■ **Problem description**
List each line of the data that holds the string "this".

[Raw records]
-*-

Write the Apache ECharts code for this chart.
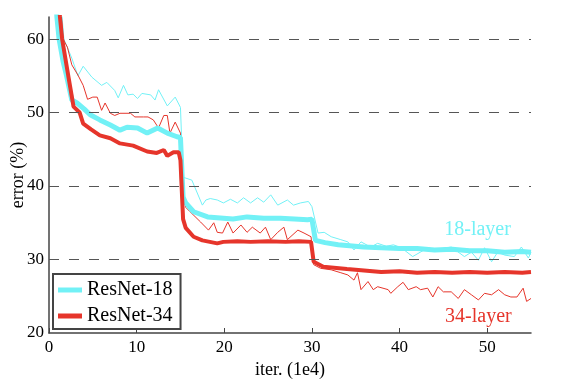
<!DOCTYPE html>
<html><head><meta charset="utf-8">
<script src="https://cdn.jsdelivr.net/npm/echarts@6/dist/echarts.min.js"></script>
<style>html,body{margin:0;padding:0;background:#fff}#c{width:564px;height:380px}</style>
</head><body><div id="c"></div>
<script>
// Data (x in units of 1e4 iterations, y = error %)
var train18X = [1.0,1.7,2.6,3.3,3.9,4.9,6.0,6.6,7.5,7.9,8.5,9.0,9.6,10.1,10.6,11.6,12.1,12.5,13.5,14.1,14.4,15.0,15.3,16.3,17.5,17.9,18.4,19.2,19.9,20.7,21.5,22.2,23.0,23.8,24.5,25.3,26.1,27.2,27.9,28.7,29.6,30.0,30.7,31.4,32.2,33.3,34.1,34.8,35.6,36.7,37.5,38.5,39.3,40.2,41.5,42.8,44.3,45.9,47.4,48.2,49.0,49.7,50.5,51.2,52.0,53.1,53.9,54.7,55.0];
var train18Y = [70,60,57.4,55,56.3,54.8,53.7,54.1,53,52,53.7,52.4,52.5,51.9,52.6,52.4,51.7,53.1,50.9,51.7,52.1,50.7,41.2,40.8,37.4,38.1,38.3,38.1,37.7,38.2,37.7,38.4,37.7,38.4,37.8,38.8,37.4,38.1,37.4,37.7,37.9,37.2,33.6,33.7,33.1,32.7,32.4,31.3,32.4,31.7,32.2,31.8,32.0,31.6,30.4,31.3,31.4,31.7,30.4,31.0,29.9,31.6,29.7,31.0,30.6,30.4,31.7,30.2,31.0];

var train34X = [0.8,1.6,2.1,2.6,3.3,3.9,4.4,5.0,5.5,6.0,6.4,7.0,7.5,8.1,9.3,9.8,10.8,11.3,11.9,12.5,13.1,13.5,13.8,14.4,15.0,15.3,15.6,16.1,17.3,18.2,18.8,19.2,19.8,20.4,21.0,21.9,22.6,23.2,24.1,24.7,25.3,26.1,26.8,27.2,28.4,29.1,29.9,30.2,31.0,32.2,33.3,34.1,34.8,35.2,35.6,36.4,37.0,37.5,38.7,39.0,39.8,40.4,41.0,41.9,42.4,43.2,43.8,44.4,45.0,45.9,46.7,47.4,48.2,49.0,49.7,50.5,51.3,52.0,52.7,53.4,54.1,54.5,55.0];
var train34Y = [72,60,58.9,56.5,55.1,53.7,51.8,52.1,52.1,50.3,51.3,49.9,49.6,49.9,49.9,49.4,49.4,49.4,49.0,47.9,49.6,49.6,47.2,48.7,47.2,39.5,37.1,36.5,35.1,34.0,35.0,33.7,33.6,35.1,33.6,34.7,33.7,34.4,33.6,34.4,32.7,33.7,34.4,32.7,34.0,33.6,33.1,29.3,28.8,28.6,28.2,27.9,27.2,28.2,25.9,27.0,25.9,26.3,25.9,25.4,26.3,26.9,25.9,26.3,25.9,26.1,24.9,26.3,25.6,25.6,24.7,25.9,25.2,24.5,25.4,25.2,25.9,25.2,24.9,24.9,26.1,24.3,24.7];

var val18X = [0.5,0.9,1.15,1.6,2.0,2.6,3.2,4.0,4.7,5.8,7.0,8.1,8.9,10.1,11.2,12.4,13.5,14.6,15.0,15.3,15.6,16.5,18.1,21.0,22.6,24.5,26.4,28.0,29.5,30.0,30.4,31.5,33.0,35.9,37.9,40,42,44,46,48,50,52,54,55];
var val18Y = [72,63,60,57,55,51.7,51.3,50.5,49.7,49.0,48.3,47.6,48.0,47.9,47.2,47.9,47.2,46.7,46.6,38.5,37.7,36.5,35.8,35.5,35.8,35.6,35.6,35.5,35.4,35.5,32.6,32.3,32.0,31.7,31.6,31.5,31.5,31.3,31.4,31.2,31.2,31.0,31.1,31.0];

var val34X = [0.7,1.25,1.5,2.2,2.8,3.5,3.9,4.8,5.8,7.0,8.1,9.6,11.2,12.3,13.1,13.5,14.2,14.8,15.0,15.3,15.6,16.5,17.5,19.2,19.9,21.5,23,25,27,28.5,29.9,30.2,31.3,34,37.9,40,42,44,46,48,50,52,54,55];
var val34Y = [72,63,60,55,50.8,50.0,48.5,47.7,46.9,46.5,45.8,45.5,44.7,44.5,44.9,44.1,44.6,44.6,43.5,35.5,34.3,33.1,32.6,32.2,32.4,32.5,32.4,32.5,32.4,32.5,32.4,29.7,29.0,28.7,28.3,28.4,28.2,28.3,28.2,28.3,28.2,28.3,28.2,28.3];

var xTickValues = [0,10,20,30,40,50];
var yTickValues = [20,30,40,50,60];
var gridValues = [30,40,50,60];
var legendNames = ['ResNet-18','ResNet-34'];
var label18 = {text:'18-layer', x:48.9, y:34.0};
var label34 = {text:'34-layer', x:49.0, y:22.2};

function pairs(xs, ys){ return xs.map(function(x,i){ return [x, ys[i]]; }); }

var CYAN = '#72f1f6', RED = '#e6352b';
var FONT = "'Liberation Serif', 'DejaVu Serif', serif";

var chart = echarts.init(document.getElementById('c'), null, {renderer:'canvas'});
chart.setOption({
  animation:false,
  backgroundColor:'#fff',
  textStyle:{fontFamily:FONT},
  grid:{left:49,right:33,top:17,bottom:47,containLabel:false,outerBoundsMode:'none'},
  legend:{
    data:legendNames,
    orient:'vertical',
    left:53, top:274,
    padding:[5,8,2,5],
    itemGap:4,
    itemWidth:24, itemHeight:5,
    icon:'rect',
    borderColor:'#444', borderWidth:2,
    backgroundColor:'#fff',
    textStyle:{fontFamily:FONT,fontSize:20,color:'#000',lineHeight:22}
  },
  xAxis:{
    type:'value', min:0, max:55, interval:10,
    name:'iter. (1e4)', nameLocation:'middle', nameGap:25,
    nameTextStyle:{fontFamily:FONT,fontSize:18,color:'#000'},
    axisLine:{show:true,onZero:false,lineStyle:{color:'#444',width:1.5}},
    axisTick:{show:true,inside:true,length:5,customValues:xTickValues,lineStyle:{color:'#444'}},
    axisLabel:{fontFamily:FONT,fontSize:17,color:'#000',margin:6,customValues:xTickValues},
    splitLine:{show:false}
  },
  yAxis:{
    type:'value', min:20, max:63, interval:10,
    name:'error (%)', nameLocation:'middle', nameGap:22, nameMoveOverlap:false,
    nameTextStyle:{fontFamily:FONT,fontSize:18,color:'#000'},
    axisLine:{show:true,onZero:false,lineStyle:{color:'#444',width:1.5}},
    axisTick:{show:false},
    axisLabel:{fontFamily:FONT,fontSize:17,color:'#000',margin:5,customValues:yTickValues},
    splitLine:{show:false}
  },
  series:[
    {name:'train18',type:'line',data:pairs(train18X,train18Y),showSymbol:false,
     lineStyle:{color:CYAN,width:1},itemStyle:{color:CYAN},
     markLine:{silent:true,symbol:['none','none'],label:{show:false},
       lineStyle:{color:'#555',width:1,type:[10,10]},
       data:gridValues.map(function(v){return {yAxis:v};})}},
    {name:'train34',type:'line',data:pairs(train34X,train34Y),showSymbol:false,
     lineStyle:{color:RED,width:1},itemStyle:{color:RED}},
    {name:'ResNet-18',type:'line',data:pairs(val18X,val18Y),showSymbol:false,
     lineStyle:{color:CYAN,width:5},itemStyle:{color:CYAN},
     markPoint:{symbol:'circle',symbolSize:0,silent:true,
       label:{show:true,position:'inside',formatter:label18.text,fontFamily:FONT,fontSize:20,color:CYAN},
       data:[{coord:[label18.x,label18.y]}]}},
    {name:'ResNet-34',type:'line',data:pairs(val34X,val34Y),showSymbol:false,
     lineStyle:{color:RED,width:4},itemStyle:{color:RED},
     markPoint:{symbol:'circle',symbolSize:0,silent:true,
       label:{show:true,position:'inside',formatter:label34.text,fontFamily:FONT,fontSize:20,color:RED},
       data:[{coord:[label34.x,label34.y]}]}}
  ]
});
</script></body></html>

-*-

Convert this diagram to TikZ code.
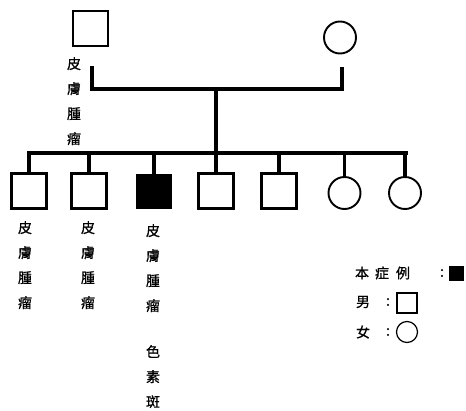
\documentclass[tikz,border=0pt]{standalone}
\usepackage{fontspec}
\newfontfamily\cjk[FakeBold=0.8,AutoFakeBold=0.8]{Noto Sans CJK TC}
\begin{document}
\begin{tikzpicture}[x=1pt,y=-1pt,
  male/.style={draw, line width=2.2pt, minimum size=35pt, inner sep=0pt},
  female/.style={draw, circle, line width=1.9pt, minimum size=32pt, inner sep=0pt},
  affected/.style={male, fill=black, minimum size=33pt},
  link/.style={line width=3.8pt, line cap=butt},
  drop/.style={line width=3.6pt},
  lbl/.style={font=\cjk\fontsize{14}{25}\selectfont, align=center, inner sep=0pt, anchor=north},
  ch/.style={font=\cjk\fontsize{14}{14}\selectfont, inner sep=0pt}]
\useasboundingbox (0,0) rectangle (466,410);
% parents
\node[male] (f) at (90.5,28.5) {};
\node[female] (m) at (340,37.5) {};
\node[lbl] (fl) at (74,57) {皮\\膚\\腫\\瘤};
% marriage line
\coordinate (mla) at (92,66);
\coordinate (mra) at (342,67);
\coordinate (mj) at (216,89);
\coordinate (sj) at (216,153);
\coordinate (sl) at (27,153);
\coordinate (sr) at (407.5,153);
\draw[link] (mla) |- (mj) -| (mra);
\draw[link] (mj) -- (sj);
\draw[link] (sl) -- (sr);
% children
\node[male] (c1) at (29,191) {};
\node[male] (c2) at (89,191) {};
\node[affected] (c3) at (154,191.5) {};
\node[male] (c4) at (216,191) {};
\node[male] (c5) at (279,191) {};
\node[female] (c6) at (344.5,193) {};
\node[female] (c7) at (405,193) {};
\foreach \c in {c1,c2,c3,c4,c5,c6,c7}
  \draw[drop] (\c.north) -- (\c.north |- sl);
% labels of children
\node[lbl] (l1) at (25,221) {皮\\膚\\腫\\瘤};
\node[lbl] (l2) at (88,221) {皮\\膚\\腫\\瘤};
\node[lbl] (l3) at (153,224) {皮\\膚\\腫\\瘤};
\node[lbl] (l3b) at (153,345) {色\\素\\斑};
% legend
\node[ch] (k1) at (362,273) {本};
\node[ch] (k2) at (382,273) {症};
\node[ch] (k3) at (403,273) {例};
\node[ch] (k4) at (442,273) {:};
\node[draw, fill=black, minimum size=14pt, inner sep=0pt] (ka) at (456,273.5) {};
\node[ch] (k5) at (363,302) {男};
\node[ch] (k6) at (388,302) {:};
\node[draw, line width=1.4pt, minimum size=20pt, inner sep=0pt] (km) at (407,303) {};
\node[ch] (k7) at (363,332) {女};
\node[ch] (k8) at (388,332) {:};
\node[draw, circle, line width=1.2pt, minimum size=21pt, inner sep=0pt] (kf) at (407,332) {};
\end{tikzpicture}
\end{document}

-*-

■ **Answer to the exercise**
Write the Apache ECharts code for this chart.
Convert this diagram to TikZ code.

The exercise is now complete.